Rice University political scientist Mark P. Jones put some parameters on what "better" could look like for (Texas) Democrats.
"'Better' is keeping Trump's victory in the single digits, and taking back somewhere around a half-dozen state House seats, taking back Congressional District 23 and turning Harris County blue," Jones said.

Let's also note for the record that among the vice-presidential contenders, Elizabeth Warren and Perez have drawn the most objections, from Wall Street to Big Business.  That may actually mean something in Hillary's thought process about her pick.

In other news, Jonanthan Chait screwed the "Nader/Gore/Bush/2000" pooch for all to see and take selfies of.  There's a cottage industry that thrives on this guy's foibles, so I'll only repeat the truth  for those that still don't get it.  And if you don't believe me, you really should believe Jim Hightower.

Tuesday, June 21, 2016

And starring Sonya Sotomayor as The Voice

The voice of freedom, of conscience ... the liberal lion on the SCOTUS roared yesterday.

"It is no secret that people of color are disproportionate victims of this type of scrutiny," she wrote. "For generations, black and brown parents have given their children 'the talk' -- instructing them never to run down the street; always keep your hands where they can be seen; do not even think of talking back to a stranger -- all out of fear of how an officer with a gun will react to them. 
"By legitimizing the conduct that produces this double consciousness, this case tells everyone, white and black, guilty and innocent, that an officer can verify your legal status at any time," she added. "It says that your body is subject to invasion while courts excuse the violation of your rights. It implies that you are not a citizen of a democracy but the subject of a carceral state, just waiting to be cataloged."

Co-starring the Five as The Police State.

In a 5-3 decision Monday, the U.S. Supreme Court ruled that police have the right to detain anyone without cause and then arrest them on the spot if that person has an outstanding warrant.

For you budding constitutionalists out there, that is the direct opposite of what the Fourth Amendment guarantees.  Is this a conservative court or a fascist one?

In Monday’s ruling on the Utah vs. Strieff case, Justice Clarence Thomas, joined by Justices Samuel Alito, Anthony Kennedy, Stephen Breyer, and Chief Justice John Roberts, argued that a police officer who randomly detains someone on the street without cause is not violating the rights of that detainee if they run their identification, find an outstanding warrant for a past offense, arrest them, and proceed to charge them with additional crimes based on what they find in a search. Any evidence found as part of such a search is now admissible in court.

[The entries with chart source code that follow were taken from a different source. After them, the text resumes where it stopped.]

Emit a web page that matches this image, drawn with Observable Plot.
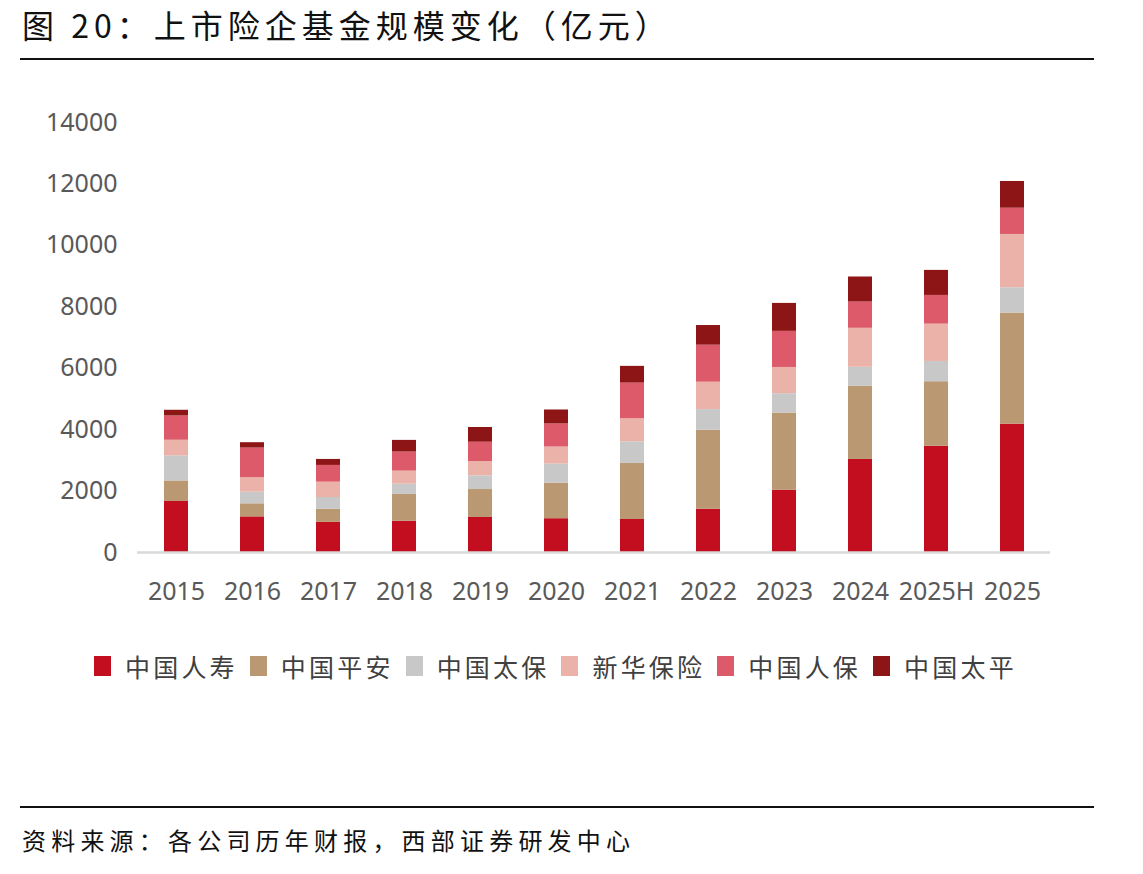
<!DOCTYPE html>
<html>
<head>
<meta charset="utf-8">
<script src="https://cdn.jsdelivr.net/npm/d3@7"></script>
<script src="https://cdn.jsdelivr.net/npm/@observablehq/plot@0.6"></script>
<style>
  html, body { margin: 0; padding: 0; background: #fff; }
  body { width: 1143px; height: 874px; position: relative; overflow: hidden; font-family: "Noto Sans CJK SC", sans-serif; }
  #title { position: absolute; left: 22px; top: 1px; font-size: 32px; letter-spacing: 5px; color: #111; white-space: nowrap; }
  .rule { position: absolute; left: 20px; width: 1074px; height: 2px; background: #111; }
  #chart { position: absolute; left: 0; top: 70px; }
  #legend { position: absolute; left: 94px; top: 648px; display: flex; align-items: center; white-space: nowrap; }
  .item { display: flex; align-items: center; margin-right: 12px; }
  .sw { width: 17px; height: 20px; margin-right: 14px; }
  .lab { font-size: 25px; letter-spacing: 3.2px; color: #404040; }
  #caption { position: absolute; left: 22px; top: 822px; font-size: 24px; letter-spacing: 5.2px; color: #111; white-space: nowrap; }
  #chart text { font-family: "Noto Sans", "Open Sans", sans-serif; }
</style>
</head>
<body>
<div id="title">图 20：上市险企基金规模变化（亿元）</div>
<div class="rule" style="top:58px"></div>
<div id="chart"></div>
<div id="legend"></div>
<div class="rule" style="top:806px"></div>
<div id="caption">资料来源：各公司历年财报，西部证券研发中心</div>
<script>
const years = ["2015","2016","2017","2018","2019","2020","2021","2022","2023","2024","2025H","2025"];
const companies = ["中国人寿","中国平安","中国太保","新华保险","中国人保","中国太平"];
const colors = ["#C20E1E","#B99872","#C8C8C8","#EAB2A8","#DC5A6A","#8E1516"];
const chinaLife = [1660, 1160, 980, 1020, 1140, 1100, 1075, 1410, 2030, 3030, 3460, 4180];
const pingAn    = [670, 425, 430, 870, 910, 1160, 1825, 2570, 2510, 2380, 2100, 3615];
const cpic      = [815, 380, 380, 335, 445, 620, 705, 675, 630, 620, 660, 825];
const nci       = [510, 470, 500, 425, 465, 555, 750, 890, 855, 1270, 1215, 1735];
const picc      = [790, 965, 545, 620, 630, 750, 1160, 1205, 1175, 855, 935, 855];
const taiping   = [185, 175, 195, 380, 480, 455, 545, 640, 910, 815, 815, 870];
const yTicks = [0, 2000, 4000, 6000, 8000, 10000, 12000, 14000];

const seriesValues = [chinaLife, pingAn, cpic, nci, picc, taiping];
const data = [];
companies.forEach((c, i) => {
  years.forEach((y, j) => data.push({year: y, company: c, value: seriesValues[i][j]}));
});

const chart = Plot.plot({
  width: 1143,
  height: 560,
  marginLeft: 137,
  marginRight: 93,
  marginTop: 52,
  marginBottom: 78,
  style: {fontSize: "25px", color: "#595959", background: "transparent"},
  x: {domain: years, paddingInner: 0.685, paddingOuter: 0.3425, label: null, tickSize: 0, tickPadding: 30},
  y: {domain: [0, 14000], ticks: yTicks, label: null, tickSize: 0, tickPadding: 20, tickFormat: d => String(d)},
  color: {domain: companies, range: colors},
  marks: [
    Plot.barY(data, {x: "year", y: "value", fill: "company", order: companies}),
    Plot.ruleY([0], {stroke: "#D9D9D9", strokeWidth: 2.5})
  ]
});
document.getElementById("chart").appendChild(chart);

const color = chart.scale("color");
const legend = document.getElementById("legend");
color.domain.forEach((c, i) => {
  const item = document.createElement("div");
  item.className = "item";
  const sw = document.createElement("div");
  sw.className = "sw";
  sw.style.background = color.range[i];
  const lab = document.createElement("span");
  lab.className = "lab";
  lab.textContent = c;
  item.appendChild(sw);
  item.appendChild(lab);
  legend.appendChild(item);
});
</script>
</body>
</html>
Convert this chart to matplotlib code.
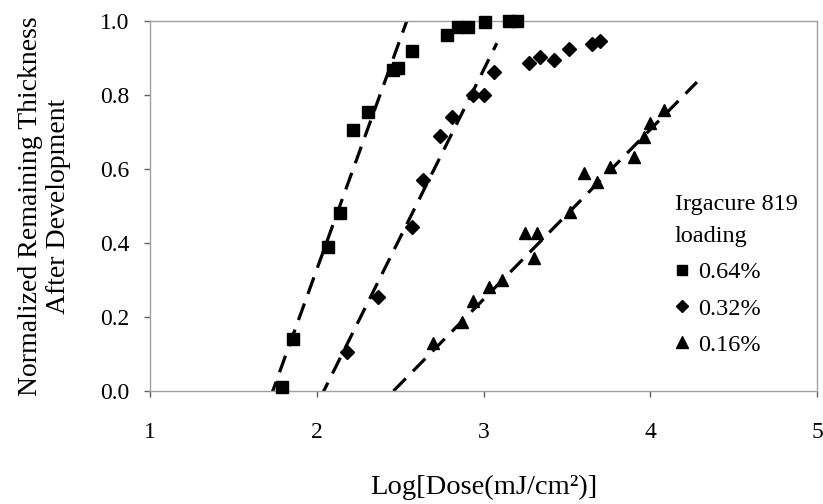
import numpy as np
import matplotlib
matplotlib.use("Agg")
import matplotlib.pyplot as plt
from matplotlib.lines import Line2D

# data
dose_064 = [1.79, 1.86, 2.07, 2.14, 2.22, 2.31, 2.46, 2.49, 2.57, 2.78, 2.85, 2.91, 3.01, 3.15, 3.20]
thick_064 = [0.01, 0.14, 0.39, 0.48, 0.705, 0.754, 0.868, 0.873, 0.92, 0.962, 0.984, 0.984, 0.997, 1.0, 1.0]

dose_032 = [2.18, 2.37, 2.57, 2.64, 2.74, 2.81, 2.94, 3.00, 3.06, 3.27, 3.34, 3.42, 3.51, 3.65, 3.70]
thick_032 = [0.105, 0.254, 0.443, 0.57, 0.69, 0.74, 0.80, 0.80, 0.862, 0.886, 0.903, 0.895, 0.924, 0.938, 0.946]

dose_016 = [2.70, 2.87, 2.94, 3.03, 3.11, 3.25, 3.32, 3.30, 3.52, 3.60, 3.68, 3.76, 3.90, 3.96, 4.00, 4.08]
thick_016 = [0.13, 0.187, 0.243, 0.28, 0.30, 0.427, 0.427, 0.36, 0.484, 0.59, 0.565, 0.605, 0.632, 0.687, 0.724, 0.76]

# dashed trend lines (end points)
fit_064_x = [1.72, 2.54]
fit_064_y = [-0.02, 1.0]
fit_032_x = [2.02, 3.08]
fit_032_y = [-0.02, 0.94]
fit_016_x = [2.46, 4.28]
fit_016_y = [0.0, 0.835]

labels = ["0.64%", "0.32%", "0.16%"]

plt.rcParams['font.family'] = ['Liberation Serif', 'DejaVu Serif']

fig = plt.figure(figsize=(8.23, 5.04), dpi=100)
ax = fig.add_axes([150/823, 113/504, 667/823, 370/504])

#dashed lines
dash = dict(color='black', lw=2.3, dashes=(5.5, 3.2), zorder=2)
ax.plot(fit_064_x, fit_064_y, **dash)
ax.plot(fit_032_x, fit_032_y, **dash)
ax.plot(fit_016_x, fit_016_y, **dash)

#markers
ax.plot(dose_064, thick_064, 's', color='black', ms=8, ls='none', zorder=3, clip_on=False)
ax.plot(dose_032, thick_032, 'D', color='black', ms=7, ls='none', zorder=3, clip_on=False)
ax.plot(dose_016, thick_016, '^', color='black', ms=9, ls='none', zorder=3, clip_on=False)

ax.set_xlim(1, 5)
ax.set_ylim(0, 1)
ax.set_xticks([1, 2, 3, 4, 5])
ax.set_yticks(np.arange(0, 1.01, 0.2))
ax.set_yticklabels(["%.1f" % v for v in np.arange(0, 1.01, 0.2)])

for s in ax.spines.values():
    s.set_color('#a0a0a0')
    s.set_linewidth(1.0)

ax.tick_params(axis='both', labelsize=17, color='#606060', length=4, width=1)
ax.tick_params(axis='x', pad=18)
ax.tick_params(axis='y', pad=11)

ax.set_xlabel('Log[Dose(mJ/cm²)]', fontsize=20.5, labelpad=23)
ax.set_ylabel('Normalized Remaining Thickness\nAfter Development', fontsize=20,
              labelpad=21, linespacing=1.15)

handles = [Line2D([], [], marker='s', color='black', ls='none', ms=6.5),
           Line2D([], [], marker='D', color='black', ls='none', ms=6.5),
           Line2D([], [], marker='^', color='black', ls='none', ms=8.5)]
leg = ax.legend(handles, labels, title='Irgacure 819\nloading', frameon=False,
                loc='upper left', bbox_to_anchor=(0.787, 0.532), fontsize=17.5,
                title_fontsize=17.5, handlelength=0.6, handletextpad=0.35,
                labelspacing=0.58, alignment='left', borderaxespad=0, borderpad=0)
leg.get_title().set_linespacing(1.7)

fig.savefig('out.png', dpi=100)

So even if police violate the Constitution by stopping someone without suspicion, an arrest warrant entitles them to conduct a search.  In that circumstance, five justices said there is no "flagrant police misconduct."  Nina Totenberg at NPR:

The decision came in the case of Edward Strieff who was stopped after leaving a house that was under police observation because of an anonymous tip that it was being used for drug dealing. Though narcotics detective Douglas Fackrell later admitted he had no reason to believe Strieff had done anything wrong, he stopped him demanded that he identify himself and detained him while radioing in to see if there were any outstanding warrants against Strieff.

As it turned out, there was one for a minor traffic offense, so the detective searched Strieff and found a small amount of methamphetamines. The Utah Supreme Court later threw out the drug conviction because it stemmed from an illegal stop. Today, however, the U.S. Supreme Court reinstated the conviction. Writing for the five-justice majority, Justice Clarence Thomas said that officer Fackrell's discovery of the outstanding warrant broke the connection to the unconstitutional stop. And that therefore the evidence found in the search could be used to prosecute Strieff. The generally liberal Justice Stephen Breyer provided the fifth vote to make a majority. 

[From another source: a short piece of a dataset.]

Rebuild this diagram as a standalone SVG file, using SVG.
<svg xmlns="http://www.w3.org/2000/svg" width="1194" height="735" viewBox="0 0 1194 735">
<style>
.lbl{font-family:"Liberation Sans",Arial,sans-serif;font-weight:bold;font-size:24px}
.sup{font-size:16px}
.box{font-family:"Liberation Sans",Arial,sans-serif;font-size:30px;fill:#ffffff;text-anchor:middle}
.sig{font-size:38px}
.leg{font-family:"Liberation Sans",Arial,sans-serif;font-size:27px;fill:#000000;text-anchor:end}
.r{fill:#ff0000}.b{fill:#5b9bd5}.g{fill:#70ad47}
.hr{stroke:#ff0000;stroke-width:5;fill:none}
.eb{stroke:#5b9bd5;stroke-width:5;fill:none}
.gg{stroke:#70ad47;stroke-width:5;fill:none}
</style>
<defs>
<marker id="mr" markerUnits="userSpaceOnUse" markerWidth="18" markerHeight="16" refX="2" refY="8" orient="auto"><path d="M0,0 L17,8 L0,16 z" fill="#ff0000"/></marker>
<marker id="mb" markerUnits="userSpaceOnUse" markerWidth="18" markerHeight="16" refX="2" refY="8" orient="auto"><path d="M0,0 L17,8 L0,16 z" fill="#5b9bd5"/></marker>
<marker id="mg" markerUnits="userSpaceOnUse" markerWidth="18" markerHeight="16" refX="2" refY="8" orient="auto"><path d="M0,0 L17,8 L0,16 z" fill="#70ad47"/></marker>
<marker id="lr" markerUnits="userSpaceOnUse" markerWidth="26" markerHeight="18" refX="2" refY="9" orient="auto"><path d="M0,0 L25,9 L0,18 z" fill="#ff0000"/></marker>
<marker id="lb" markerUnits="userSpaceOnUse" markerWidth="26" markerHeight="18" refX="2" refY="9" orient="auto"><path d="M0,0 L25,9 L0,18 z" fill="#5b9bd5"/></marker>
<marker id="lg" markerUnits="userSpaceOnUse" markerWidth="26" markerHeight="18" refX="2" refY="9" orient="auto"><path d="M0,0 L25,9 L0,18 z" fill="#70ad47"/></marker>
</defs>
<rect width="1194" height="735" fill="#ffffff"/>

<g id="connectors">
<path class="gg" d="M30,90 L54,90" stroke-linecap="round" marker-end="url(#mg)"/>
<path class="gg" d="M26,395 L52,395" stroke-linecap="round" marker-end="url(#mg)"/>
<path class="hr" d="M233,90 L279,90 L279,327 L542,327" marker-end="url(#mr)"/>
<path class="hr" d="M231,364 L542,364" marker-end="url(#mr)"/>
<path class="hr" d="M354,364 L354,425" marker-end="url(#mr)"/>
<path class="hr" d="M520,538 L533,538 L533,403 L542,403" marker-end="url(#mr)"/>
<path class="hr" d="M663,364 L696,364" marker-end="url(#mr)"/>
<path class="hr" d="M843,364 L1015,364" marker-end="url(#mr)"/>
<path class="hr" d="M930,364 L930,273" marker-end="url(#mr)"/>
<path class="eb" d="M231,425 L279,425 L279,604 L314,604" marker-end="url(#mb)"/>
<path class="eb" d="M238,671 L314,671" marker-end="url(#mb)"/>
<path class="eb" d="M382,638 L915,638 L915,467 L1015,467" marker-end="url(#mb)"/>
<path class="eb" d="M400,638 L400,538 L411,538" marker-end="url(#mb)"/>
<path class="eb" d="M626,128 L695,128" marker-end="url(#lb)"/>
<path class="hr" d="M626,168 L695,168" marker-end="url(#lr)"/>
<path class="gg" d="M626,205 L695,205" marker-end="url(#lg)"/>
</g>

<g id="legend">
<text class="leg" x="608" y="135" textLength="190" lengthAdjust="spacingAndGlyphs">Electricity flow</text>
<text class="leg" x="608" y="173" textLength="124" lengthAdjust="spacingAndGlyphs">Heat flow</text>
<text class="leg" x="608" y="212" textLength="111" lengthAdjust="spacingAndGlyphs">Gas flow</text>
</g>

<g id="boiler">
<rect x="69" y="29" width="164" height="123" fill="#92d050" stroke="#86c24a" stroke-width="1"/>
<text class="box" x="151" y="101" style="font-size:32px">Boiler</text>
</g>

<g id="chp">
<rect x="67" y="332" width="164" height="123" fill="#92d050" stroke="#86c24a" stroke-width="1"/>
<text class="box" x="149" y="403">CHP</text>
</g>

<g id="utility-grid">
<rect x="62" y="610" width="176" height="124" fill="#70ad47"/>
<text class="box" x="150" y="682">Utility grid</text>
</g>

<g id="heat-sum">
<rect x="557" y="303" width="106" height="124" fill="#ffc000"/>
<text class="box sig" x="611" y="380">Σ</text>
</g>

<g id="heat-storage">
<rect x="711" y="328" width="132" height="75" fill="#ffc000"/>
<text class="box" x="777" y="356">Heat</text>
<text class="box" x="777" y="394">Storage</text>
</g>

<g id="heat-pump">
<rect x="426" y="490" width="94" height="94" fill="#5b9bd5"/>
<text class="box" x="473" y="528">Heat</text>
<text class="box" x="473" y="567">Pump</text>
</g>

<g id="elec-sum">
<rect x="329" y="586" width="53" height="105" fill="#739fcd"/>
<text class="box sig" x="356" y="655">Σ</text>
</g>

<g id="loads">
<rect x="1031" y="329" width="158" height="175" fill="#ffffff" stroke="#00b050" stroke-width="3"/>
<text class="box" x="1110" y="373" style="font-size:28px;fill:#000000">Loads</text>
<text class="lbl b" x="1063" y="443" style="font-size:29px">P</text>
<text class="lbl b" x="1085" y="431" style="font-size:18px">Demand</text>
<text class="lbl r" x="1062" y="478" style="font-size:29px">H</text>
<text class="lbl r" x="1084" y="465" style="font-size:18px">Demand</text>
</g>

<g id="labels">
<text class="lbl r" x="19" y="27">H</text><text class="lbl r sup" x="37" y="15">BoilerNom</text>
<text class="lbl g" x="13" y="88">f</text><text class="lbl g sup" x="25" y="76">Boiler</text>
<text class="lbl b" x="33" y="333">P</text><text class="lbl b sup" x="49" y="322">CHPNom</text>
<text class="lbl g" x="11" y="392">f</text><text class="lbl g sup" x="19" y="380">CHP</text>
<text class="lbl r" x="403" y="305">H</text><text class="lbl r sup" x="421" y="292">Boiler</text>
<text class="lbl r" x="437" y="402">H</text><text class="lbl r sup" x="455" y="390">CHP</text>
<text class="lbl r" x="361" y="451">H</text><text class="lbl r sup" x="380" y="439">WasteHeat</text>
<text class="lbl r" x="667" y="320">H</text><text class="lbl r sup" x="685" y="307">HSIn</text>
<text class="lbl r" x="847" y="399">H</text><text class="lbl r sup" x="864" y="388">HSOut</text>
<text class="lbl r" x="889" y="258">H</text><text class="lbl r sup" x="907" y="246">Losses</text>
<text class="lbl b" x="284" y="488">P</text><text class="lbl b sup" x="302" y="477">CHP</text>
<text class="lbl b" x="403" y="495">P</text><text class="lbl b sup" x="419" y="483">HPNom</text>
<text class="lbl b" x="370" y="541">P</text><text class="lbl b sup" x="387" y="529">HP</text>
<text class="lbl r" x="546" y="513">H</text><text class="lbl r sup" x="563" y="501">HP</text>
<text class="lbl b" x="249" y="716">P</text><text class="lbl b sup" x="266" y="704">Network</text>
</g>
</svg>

I have to say that I'm stunned.  Not so much by Kennedy Breyer's fifth vote (thanks for the correction, Gadfly), but by all of the rest of the Supreme conservatives.  There's no life, liberty and pursuit of happiness to be found in this decision.  And it's not law and order, it's extending your local po-po a few more liberties as judge, jury, and executioner.

The decision was controversial because in some cities thousands of people have arrest warrants pending against them, mostly for traffic violations as insignificant as unpaid parking tickets.
There were 16,000 outstanding arrest warrants in Ferguson, Mo., as of 2015 — a figure that amounts to roughly 75% of the city’s population — the Justice Department found during its investigation into the 2014 police shooting of an unarmed, 18-year-old African-American man. Cincinnati recently had more than 100,000 warrants pending for failure to appear in court. New York City has 1.2 million outstanding warrants.

If you have a traffic ticket that you haven't paid, you have created probable cause to be arrested for something else.  Do you feel safer now?

With four major decisions due in the next week, including cases on affirmative action, abortion and immigration, Sotomayor's anger signals that what has been a quiet term since the death of Justice Antonin Scalia could get increasingly contentious.  

And three of the eight remaining decisions due are Texas cases.  Summer is about to get a lot hotter.  If some of you people living in swing states feel like the whole Supreme Court argument suddenly works for you, here's your hall pass.  And along that note, Quinnipiac's fresh polling suggests that Ohio and Pennsylvania still are, bur Florida may not be.

A lot of food for thought this morning.